**Requirement:** Return each line of the data below verbatim; pictures are to be left out.

'''

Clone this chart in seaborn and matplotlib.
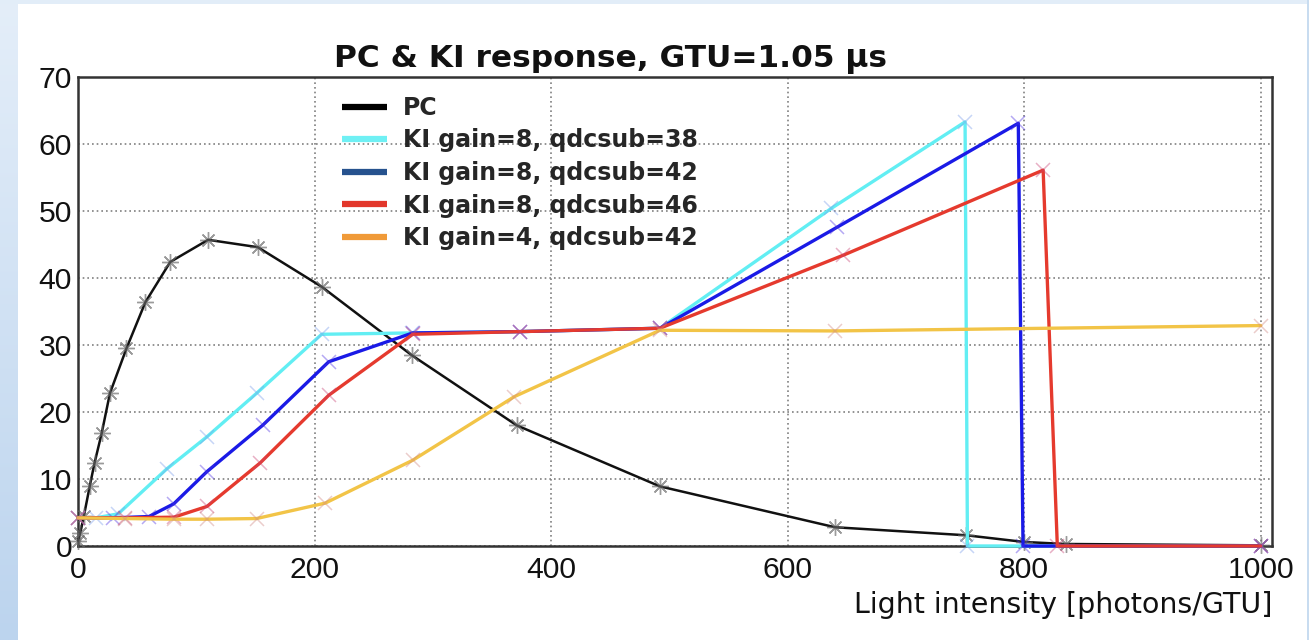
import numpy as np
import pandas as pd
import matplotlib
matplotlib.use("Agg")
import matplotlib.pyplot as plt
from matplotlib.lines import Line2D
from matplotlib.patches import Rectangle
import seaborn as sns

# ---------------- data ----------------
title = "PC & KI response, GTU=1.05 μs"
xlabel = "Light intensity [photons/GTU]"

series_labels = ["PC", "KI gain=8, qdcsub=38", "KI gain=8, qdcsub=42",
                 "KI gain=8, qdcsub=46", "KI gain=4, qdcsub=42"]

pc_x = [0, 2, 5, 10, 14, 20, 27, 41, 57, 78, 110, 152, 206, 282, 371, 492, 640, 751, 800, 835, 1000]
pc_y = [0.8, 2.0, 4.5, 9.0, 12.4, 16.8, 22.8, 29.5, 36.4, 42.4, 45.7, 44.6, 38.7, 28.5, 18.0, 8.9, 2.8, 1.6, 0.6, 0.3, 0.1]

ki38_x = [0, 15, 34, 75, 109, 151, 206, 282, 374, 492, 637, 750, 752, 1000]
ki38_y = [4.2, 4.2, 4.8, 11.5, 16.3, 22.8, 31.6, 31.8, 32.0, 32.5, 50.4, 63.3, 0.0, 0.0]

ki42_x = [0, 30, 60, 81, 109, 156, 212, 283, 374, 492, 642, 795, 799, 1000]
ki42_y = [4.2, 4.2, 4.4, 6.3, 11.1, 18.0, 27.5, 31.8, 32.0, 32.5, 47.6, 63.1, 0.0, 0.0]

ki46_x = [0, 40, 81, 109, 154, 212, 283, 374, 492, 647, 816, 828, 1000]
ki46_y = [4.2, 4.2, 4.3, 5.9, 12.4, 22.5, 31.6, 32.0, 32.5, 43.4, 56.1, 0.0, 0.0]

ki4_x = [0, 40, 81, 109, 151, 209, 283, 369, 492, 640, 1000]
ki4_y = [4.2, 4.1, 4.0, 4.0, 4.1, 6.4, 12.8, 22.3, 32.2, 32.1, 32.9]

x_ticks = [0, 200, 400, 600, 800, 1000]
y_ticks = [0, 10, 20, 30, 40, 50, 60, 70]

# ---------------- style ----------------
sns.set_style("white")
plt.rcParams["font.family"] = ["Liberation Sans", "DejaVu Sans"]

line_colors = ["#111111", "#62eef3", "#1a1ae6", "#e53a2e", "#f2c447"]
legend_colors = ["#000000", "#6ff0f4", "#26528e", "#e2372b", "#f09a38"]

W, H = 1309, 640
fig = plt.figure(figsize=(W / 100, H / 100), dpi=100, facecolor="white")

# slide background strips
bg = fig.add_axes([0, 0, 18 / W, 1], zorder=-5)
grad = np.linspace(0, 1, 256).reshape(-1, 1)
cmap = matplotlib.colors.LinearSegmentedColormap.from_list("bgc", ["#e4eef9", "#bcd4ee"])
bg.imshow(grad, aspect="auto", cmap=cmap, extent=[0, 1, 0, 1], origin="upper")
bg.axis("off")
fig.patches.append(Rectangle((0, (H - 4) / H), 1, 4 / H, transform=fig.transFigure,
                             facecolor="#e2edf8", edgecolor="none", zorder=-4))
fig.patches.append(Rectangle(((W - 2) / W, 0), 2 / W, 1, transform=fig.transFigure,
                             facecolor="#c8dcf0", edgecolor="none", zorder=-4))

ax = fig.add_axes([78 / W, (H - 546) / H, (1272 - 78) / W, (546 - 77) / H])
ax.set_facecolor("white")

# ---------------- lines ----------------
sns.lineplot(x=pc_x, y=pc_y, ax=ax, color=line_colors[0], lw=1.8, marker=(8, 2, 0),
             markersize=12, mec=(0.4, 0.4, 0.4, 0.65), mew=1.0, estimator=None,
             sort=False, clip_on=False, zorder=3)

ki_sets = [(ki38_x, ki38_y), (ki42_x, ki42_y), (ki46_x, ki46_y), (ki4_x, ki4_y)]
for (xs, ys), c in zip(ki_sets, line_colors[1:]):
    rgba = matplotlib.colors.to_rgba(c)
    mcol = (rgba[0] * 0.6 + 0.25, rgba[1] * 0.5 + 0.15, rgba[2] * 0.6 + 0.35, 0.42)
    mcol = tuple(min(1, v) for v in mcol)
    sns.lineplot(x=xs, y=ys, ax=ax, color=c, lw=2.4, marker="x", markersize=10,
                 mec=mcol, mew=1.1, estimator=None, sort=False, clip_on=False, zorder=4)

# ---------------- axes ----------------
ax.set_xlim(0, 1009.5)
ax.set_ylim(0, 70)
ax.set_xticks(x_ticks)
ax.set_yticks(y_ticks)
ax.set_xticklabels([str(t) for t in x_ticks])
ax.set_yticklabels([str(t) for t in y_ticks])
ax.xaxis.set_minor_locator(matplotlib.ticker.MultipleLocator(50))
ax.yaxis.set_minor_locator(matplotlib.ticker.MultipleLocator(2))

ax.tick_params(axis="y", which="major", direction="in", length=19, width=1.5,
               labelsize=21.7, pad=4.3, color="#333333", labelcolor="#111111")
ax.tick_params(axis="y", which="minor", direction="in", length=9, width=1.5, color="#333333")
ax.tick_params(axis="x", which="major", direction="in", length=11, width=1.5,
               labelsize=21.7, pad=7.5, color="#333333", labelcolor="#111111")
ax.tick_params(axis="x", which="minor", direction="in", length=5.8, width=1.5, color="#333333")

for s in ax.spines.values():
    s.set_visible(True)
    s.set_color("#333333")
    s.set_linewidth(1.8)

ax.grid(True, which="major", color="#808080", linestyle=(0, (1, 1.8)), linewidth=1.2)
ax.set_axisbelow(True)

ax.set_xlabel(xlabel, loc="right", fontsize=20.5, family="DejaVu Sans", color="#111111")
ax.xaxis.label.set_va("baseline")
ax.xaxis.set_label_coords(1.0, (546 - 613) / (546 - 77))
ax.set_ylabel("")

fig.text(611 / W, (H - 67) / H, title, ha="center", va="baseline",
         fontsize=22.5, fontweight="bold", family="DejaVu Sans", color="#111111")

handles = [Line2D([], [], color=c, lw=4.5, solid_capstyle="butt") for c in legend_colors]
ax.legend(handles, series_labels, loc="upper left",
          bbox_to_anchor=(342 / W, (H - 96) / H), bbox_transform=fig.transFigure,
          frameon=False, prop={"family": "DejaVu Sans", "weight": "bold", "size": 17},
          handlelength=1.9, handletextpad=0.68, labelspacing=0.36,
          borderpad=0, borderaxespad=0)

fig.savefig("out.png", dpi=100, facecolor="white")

'''

**Response:**
Clone this chart in seaborn and matplotlib.
import numpy as np
import pandas as pd
import matplotlib
matplotlib.use("Agg")
import matplotlib.pyplot as plt
from matplotlib.lines import Line2D
from matplotlib.patches import Rectangle
import seaborn as sns

# ---------------- data ----------------
title = "PC & KI response, GTU=1.05 μs"
xlabel = "Light intensity [photons/GTU]"

series_labels = ["PC", "KI gain=8, qdcsub=38", "KI gain=8, qdcsub=42",
                 "KI gain=8, qdcsub=46", "KI gain=4, qdcsub=42"]

pc_x = [0, 2, 5, 10, 14, 20, 27, 41, 57, 78, 110, 152, 206, 282, 371, 492, 640, 751, 800, 835, 1000]
pc_y = [0.8, 2.0, 4.5, 9.0, 12.4, 16.8, 22.8, 29.5, 36.4, 42.4, 45.7, 44.6, 38.7, 28.5, 18.0, 8.9, 2.8, 1.6, 0.6, 0.3, 0.1]

ki38_x = [0, 15, 34, 75, 109, 151, 206, 282, 374, 492, 637, 750, 752, 1000]
ki38_y = [4.2, 4.2, 4.8, 11.5, 16.3, 22.8, 31.6, 31.8, 32.0, 32.5, 50.4, 63.3, 0.0, 0.0]

ki42_x = [0, 30, 60, 81, 109, 156, 212, 283, 374, 492, 642, 795, 799, 1000]
ki42_y = [4.2, 4.2, 4.4, 6.3, 11.1, 18.0, 27.5, 31.8, 32.0, 32.5, 47.6, 63.1, 0.0, 0.0]

ki46_x = [0, 40, 81, 109, 154, 212, 283, 374, 492, 647, 816, 828, 1000]
ki46_y = [4.2, 4.2, 4.3, 5.9, 12.4, 22.5, 31.6, 32.0, 32.5, 43.4, 56.1, 0.0, 0.0]

ki4_x = [0, 40, 81, 109, 151, 209, 283, 369, 492, 640, 1000]
ki4_y = [4.2, 4.1, 4.0, 4.0, 4.1, 6.4, 12.8, 22.3, 32.2, 32.1, 32.9]

x_ticks = [0, 200, 400, 600, 800, 1000]
y_ticks = [0, 10, 20, 30, 40, 50, 60, 70]

# ---------------- style ----------------
sns.set_style("white")
plt.rcParams["font.family"] = ["Liberation Sans", "DejaVu Sans"]

line_colors = ["#111111", "#62eef3", "#1a1ae6", "#e53a2e", "#f2c447"]
legend_colors = ["#000000", "#6ff0f4", "#26528e", "#e2372b", "#f09a38"]

W, H = 1309, 640
fig = plt.figure(figsize=(W / 100, H / 100), dpi=100, facecolor="white")

# slide background strips
bg = fig.add_axes([0, 0, 18 / W, 1], zorder=-5)
grad = np.linspace(0, 1, 256).reshape(-1, 1)
cmap = matplotlib.colors.LinearSegmentedColormap.from_list("bgc", ["#e4eef9", "#bcd4ee"])
bg.imshow(grad, aspect="auto", cmap=cmap, extent=[0, 1, 0, 1], origin="upper")
bg.axis("off")
fig.patches.append(Rectangle((0, (H - 4) / H), 1, 4 / H, transform=fig.transFigure,
                             facecolor="#e2edf8", edgecolor="none", zorder=-4))
fig.patches.append(Rectangle(((W - 2) / W, 0), 2 / W, 1, transform=fig.transFigure,
                             facecolor="#c8dcf0", edgecolor="none", zorder=-4))

ax = fig.add_axes([78 / W, (H - 546) / H, (1272 - 78) / W, (546 - 77) / H])
ax.set_facecolor("white")

# ---------------- lines ----------------
sns.lineplot(x=pc_x, y=pc_y, ax=ax, color=line_colors[0], lw=1.8, marker=(8, 2, 0),
             markersize=12, mec=(0.4, 0.4, 0.4, 0.65), mew=1.0, estimator=None,
             sort=False, clip_on=False, zorder=3)

ki_sets = [(ki38_x, ki38_y), (ki42_x, ki42_y), (ki46_x, ki46_y), (ki4_x, ki4_y)]
for (xs, ys), c in zip(ki_sets, line_colors[1:]):
    rgba = matplotlib.colors.to_rgba(c)
    mcol = (rgba[0] * 0.6 + 0.25, rgba[1] * 0.5 + 0.15, rgba[2] * 0.6 + 0.35, 0.42)
    mcol = tuple(min(1, v) for v in mcol)
    sns.lineplot(x=xs, y=ys, ax=ax, color=c, lw=2.4, marker="x", markersize=10,
                 mec=mcol, mew=1.1, estimator=None, sort=False, clip_on=False, zorder=4)

# ---------------- axes ----------------
ax.set_xlim(0, 1009.5)
ax.set_ylim(0, 70)
ax.set_xticks(x_ticks)
ax.set_yticks(y_ticks)
ax.set_xticklabels([str(t) for t in x_ticks])
ax.set_yticklabels([str(t) for t in y_ticks])
ax.xaxis.set_minor_locator(matplotlib.ticker.MultipleLocator(50))
ax.yaxis.set_minor_locator(matplotlib.ticker.MultipleLocator(2))

ax.tick_params(axis="y", which="major", direction="in", length=19, width=1.5,
               labelsize=21.7, pad=4.3, color="#333333", labelcolor="#111111")
ax.tick_params(axis="y", which="minor", direction="in", length=9, width=1.5, color="#333333")
ax.tick_params(axis="x", which="major", direction="in", length=11, width=1.5,
               labelsize=21.7, pad=7.5, color="#333333", labelcolor="#111111")
ax.tick_params(axis="x", which="minor", direction="in", length=5.8, width=1.5, color="#333333")

for s in ax.spines.values():
    s.set_visible(True)
    s.set_color("#333333")
    s.set_linewidth(1.8)

ax.grid(True, which="major", color="#808080", linestyle=(0, (1, 1.8)), linewidth=1.2)
ax.set_axisbelow(True)

ax.set_xlabel(xlabel, loc="right", fontsize=20.5, family="DejaVu Sans", color="#111111")
ax.xaxis.label.set_va("baseline")
ax.xaxis.set_label_coords(1.0, (546 - 613) / (546 - 77))
ax.set_ylabel("")

fig.text(611 / W, (H - 67) / H, title, ha="center", va="baseline",
         fontsize=22.5, fontweight="bold", family="DejaVu Sans", color="#111111")

handles = [Line2D([], [], color=c, lw=4.5, solid_capstyle="butt") for c in legend_colors]
ax.legend(handles, series_labels, loc="upper left",
          bbox_to_anchor=(342 / W, (H - 96) / H), bbox_transform=fig.transFigure,
          frameon=False, prop={"family": "DejaVu Sans", "weight": "bold", "size": 17},
          handlelength=1.9, handletextpad=0.68, labelspacing=0.36,
          borderpad=0, borderaxespad=0)

fig.savefig("out.png", dpi=100, facecolor="white")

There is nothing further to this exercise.